DeSean Jackson, Husain Abdullah

Philadelphia Eagles wide receiver DeSean Jackson (10) reacts after a pass to him was intercepted by Minnesota Vikings safety Husain Abdullah (39) in the first half of an NFL football game Tuesday, Dec. 28, 2010, in Philadelphia. (AP Photo/Michael Perez)

AP

From time to time, we post an item starting with the phrase “last word.”

Often, we honor that commitment.

The Vikings and Eagles finally played last night, with the Vikings scoring an unlikely 24-14 win over the flat and uninspired Eagles, who did nothing miraculous in their first game after the Miracle in the New Meadowlands. The game, as anyone who hasn’t been stuck in a snow drift for the last three days would know, was postponed from Sunday due to a winter storm that was bearing down on the City of Brotherly Love.

The move sparked considerable debate, buoyed by Pennsylvania Governor Ed Rendell’s invocation of Lombardi and injection of “wusses” and “wussies” and “wussification” into the dinner-table dialogue of a nation that previously had been at times unsure about the mixed-company propriety of the root word.
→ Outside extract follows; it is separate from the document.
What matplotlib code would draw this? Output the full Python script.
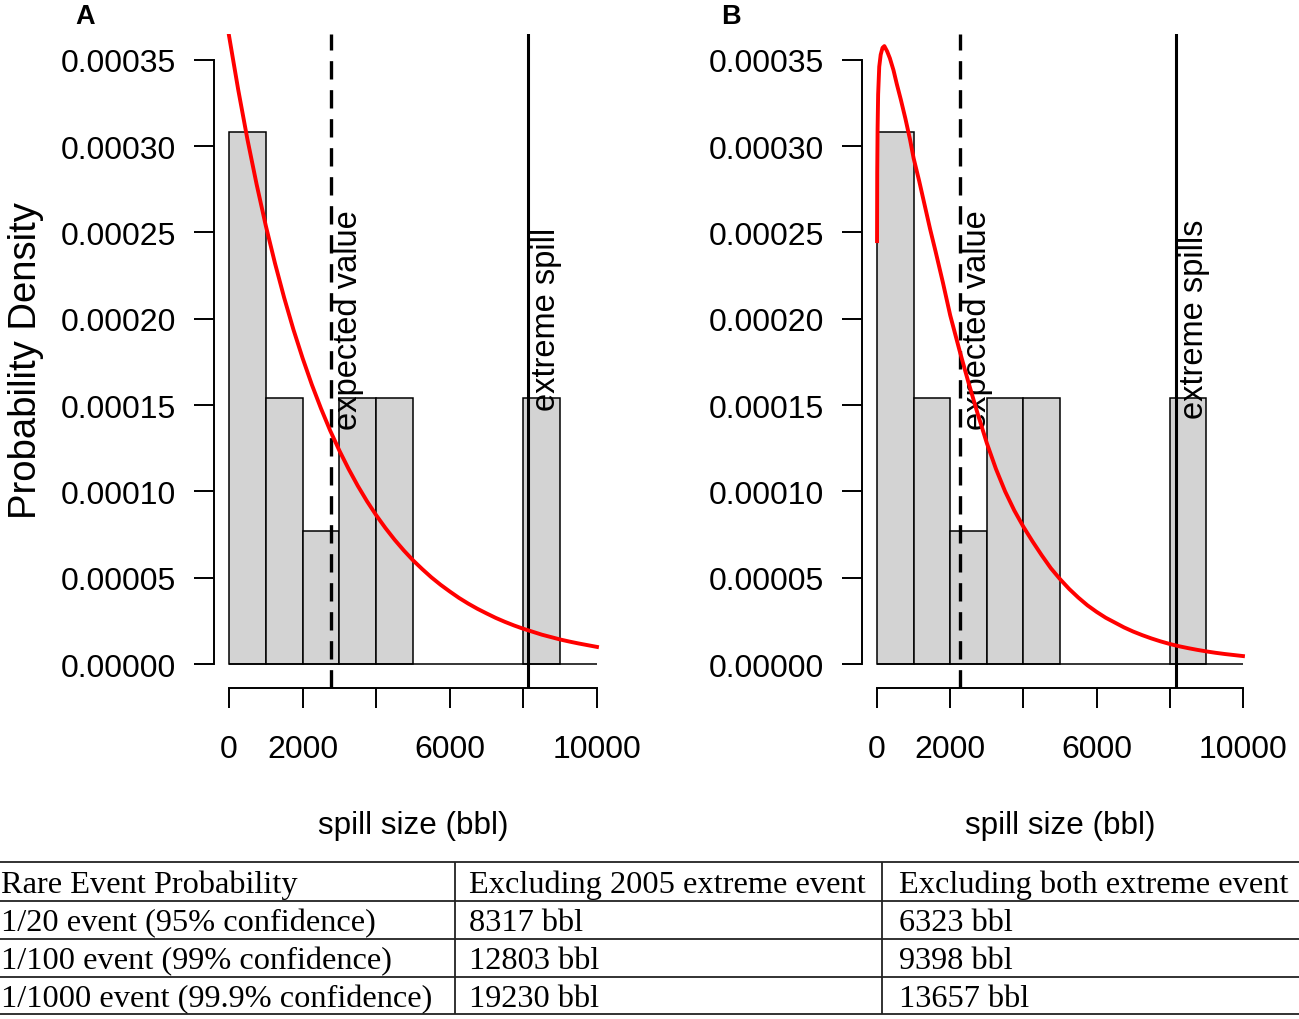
import matplotlib.pyplot as plt
import numpy as np

# ---- data ----
bin_left = [0, 1000, 2000, 3000, 4000, 8000]
bin_width = 1000
bin_density = [0.000308, 0.000154, 0.000077, 0.000154, 0.000154, 0.000154]

# fitted density curve, panel A (x in bbl, density in 1e-5)
curve_a_x = [0, 250, 500, 750, 1000, 1250, 1500, 1750, 2000, 2250, 2500, 2750,
             3000, 3250, 3500, 3750, 4000, 4250, 4500, 4750, 5000, 5250, 5500,
             5750, 6000, 6250, 6500, 6750, 7000, 7250, 7500, 7750, 8000, 8250,
             8500, 8750, 9000, 9250, 9500, 9750, 10000]
curve_a_y = [36.4, 33.27, 30.40, 27.79, 25.39, 23.21, 21.21, 19.38, 17.72, 16.19,
             14.80, 13.52, 12.36, 11.30, 10.32, 9.43, 8.62, 7.88, 7.20, 6.58,
             6.01, 5.50, 5.02, 4.59, 4.20, 3.83, 3.50, 3.20, 2.93, 2.67, 2.44,
             2.23, 2.04, 1.87, 1.70, 1.56, 1.42, 1.30, 1.19, 1.09, 0.99]

# fitted density curve, panel B (x in bbl, density in 1e-5)
curve_b_x = [0, 5, 15, 30, 60, 100, 150, 200, 275, 350, 450, 540, 650, 775, 900,
             1000, 1150, 1300, 1450, 1600, 1800, 2000, 2250, 2500, 2750, 3000,
             3250, 3500, 3750, 4000, 4250, 4500, 4750, 5000, 5250, 5500, 5750,
             6000, 6250, 6500, 6750, 7000, 7250, 7500, 7750, 8000, 8250, 8500,
             8750, 9000, 9250, 9500, 9750, 10000]
curve_b_y = [24.5, 28.5, 31.0, 33.0, 34.6, 35.3, 35.7, 35.8, 35.5, 35.1, 34.4,
             33.6, 32.7, 31.6, 30.4, 29.3, 28.0, 26.6, 25.2, 23.9, 22.1, 20.2,
             18.2, 16.3, 14.5, 12.8, 11.3, 10.0, 8.9, 7.95, 7.1, 6.3, 5.55, 4.92,
             4.35, 3.85, 3.4, 3.02, 2.68, 2.4, 2.12, 1.88, 1.67, 1.48, 1.31, 1.16,
             1.03, 0.92, 0.82, 0.73, 0.65, 0.58, 0.52, 0.46]

expected_a, extreme_a = 2770, 8130
expected_b, extreme_b = 2268, 8165

y_ticks = [0, 0.00005, 0.0001, 0.00015, 0.0002, 0.00025, 0.0003, 0.00035]
x_ticks = [0, 2000, 4000, 6000, 8000, 10000]
x_tick_labels = ['0', '2000', '', '6000', '', '10000']

table_rows = [
    ['Rare Event Probability', 'Excluding 2005 extreme event', 'Excluding both extreme event'],
    ['1/20 event (95% confidence)', '8317 bbl', '6323 bbl'],
    ['1/100 event (99% confidence)', '12803 bbl', '9398 bbl'],
    ['1/1000 event (99.9% confidence)', '19230 bbl', '13657 bbl'],
]

plt.rcParams['font.family'] = ['Liberation Sans', 'DejaVu Sans']

W, H = 1299, 1020
fig = plt.figure(figsize=(W / 100, H / 100), dpi=100)


def px_axes(x0, x1, y0, y1):
    # pixel box (top-left origin) -> figure fraction
    return fig.add_axes([x0 / W, 1 - y1 / H, (x1 - x0) / W, (y1 - y0) / H])


def panel(ax, cx, cy, expected, extreme, extreme_label, letter, letter_x, ylabel):
    ax.bar(bin_left, bin_density, width=bin_width, align='edge',
           color='#d3d3d3', edgecolor='black', linewidth=1.1, zorder=1)
    ax.hlines(0, x_ticks[0], x_ticks[-1], color='black', linewidth=1.1, zorder=2)
    ax.plot(cx, np.array(cy) * 1e-5, color='red', linewidth=2.8, zorder=4,
            solid_joinstyle='round')
    ax.axvline(expected, color='black', linewidth=2.4,
               linestyle=(0, (5.5, 3.2)), zorder=3)
    ax.axvline(extreme, color='black', linewidth=2.2, zorder=3)
    ax.annotate('expected value', xy=(expected, 0.0002), xytext=(12.5, 0),
                textcoords='offset points', rotation=90, ha='center',
                va='center', fontsize=23.5)
    ax.annotate(extreme_label, xy=(extreme, 0.0002), xytext=(13.5, 0),
                textcoords='offset points', rotation=90, ha='center',
                va='center', fontsize=23.5)

    ax.set_xlim(-400, 10400)
    ax.set_ylim(-0.0000139, 0.000365)
    for s in ['top', 'right']:
        ax.spines[s].set_visible(False)
    ax.spines['left'].set_bounds(y_ticks[0], y_ticks[-1])
    ax.spines['bottom'].set_bounds(x_ticks[0], x_ticks[-1])
    for s in ['left', 'bottom']:
        ax.spines[s].set_linewidth(1.4)
    ax.set_yticks(y_ticks)
    ax.set_yticklabels(['%.5f' % v for v in y_ticks])
    ax.set_xticks(x_ticks)
    ax.set_xticklabels(x_tick_labels)
    ax.tick_params(axis='both', direction='out', length=14.5, width=1.4,
                   labelsize=23)
    ax.tick_params(axis='y', pad=13)
    ax.tick_params(axis='x', pad=18.5)
    ax.set_xlabel('spill size (bbl)', fontsize=22.6)
    ax.xaxis.label.set_va('center')
    ax.xaxis.set_label_coords(0.5, -0.2095)
    if ylabel:
        ax.set_ylabel('Probability Density', fontsize=27.5)
        ax.yaxis.label.set_va('center')
        ax.yaxis.set_label_coords(-0.474, 0.5015)
    ax.text(letter_x, 1.028, letter, transform=ax.transAxes,
            fontsize=19.5, fontweight='bold', ha='center', va='center')


ax_a = px_axes(214.3, 611.7, 35, 689)
panel(ax_a, curve_a_x, curve_a_y, expected_a, extreme_a, 'extreme spill',
      'A', -0.325, True)

ax_b = px_axes(862.4, 1257.6, 35, 689)
panel(ax_b, curve_b_x, curve_b_y, expected_b, extreme_b, 'extreme spills',
      'B', -0.3325, False)

# ---- table below the plots ----
tab = px_axes(0, W, 0, H)
tab.set_xlim(0, W)
tab.set_ylim(H, 0)
tab.axis('off')
tab.patch.set_alpha(0)

row_lines = [863, 902, 940, 978, 1015]
col_sep = [455, 882]
col_text_x = [1, 469, 899]
for y in row_lines:
    tab.hlines(y, 0, W, color='#222222', linewidth=1.3)
for x in col_sep:
    tab.vlines(x, row_lines[0], row_lines[-1], color='#222222', linewidth=1.3)
for r, row in enumerate(table_rows):
    yc = (row_lines[r] + row_lines[r + 1]) / 2 + 3
    for c, txt in enumerate(row):
        tab.text(col_text_x[c], yc, txt, family='Liberation Serif',
                 fontsize=23.3, ha='left', va='center', clip_on=True)

fig.savefig('out.png', dpi=100)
And while my own battle with the “‘On Blitzen’ Blizzard” caused me to believe that it probably was smart to not put a stadium full of Eagles fans in the position of having to find their way to their cars and then direct those cars to their homes in a pounding snowstorm, we’ve become intrigued by the P.R. posturings that have unfolded in the wake of Rendell’s rant.

On Tuesday, Eagles president Joe Banner said that the decision to move the game was one of the most popular that the franchise has made. In response to criticism of Philly Mayor Michael Nutter’s perceived role in the process, Banner said, “That decision was ultimately made by the NFL. Any criticism of the Mayor, who was not involved in this decision, is completely unfair.”

And, of course, there would have been no reason to give Nutter political cover if the decision had indeed been as popular as Banner separately insisted.

But we’re told that the decision ultimately shouldn’t be pinned on the NFL. A league source (but not necessarily a “league office” source) tells us that the Eagles instigated and pushed aggressively the postponement. The league, acting in a compressed time frame, eventually relented to the previously unthinkable notion of scuttling a game because of the threat of snow. (Except when, you know, a dome has collapsed under the weight of it.)

Apart from the obvious on-field advantage that the Eagles would have realized by allowing their highly-skilled skill-position players to avoid a potentially slow track (which, in the end, didn’t matter), we’re told that the Eagles wanted to avoid the rash of demands for refunds that inevitably would have come if the game had proceeded with only a small fraction of the home crowd in attendance.

Again, the decision probably was the right one. And, technically, it was the NFL’s call. But it was the Eagles who pushed hard for the change, and that change likely would not have happened if the Eagles hadn’t pushed for it.

In our view, the Eagles should embrace it, accept it, defend it on the merits and not with spin, and move on.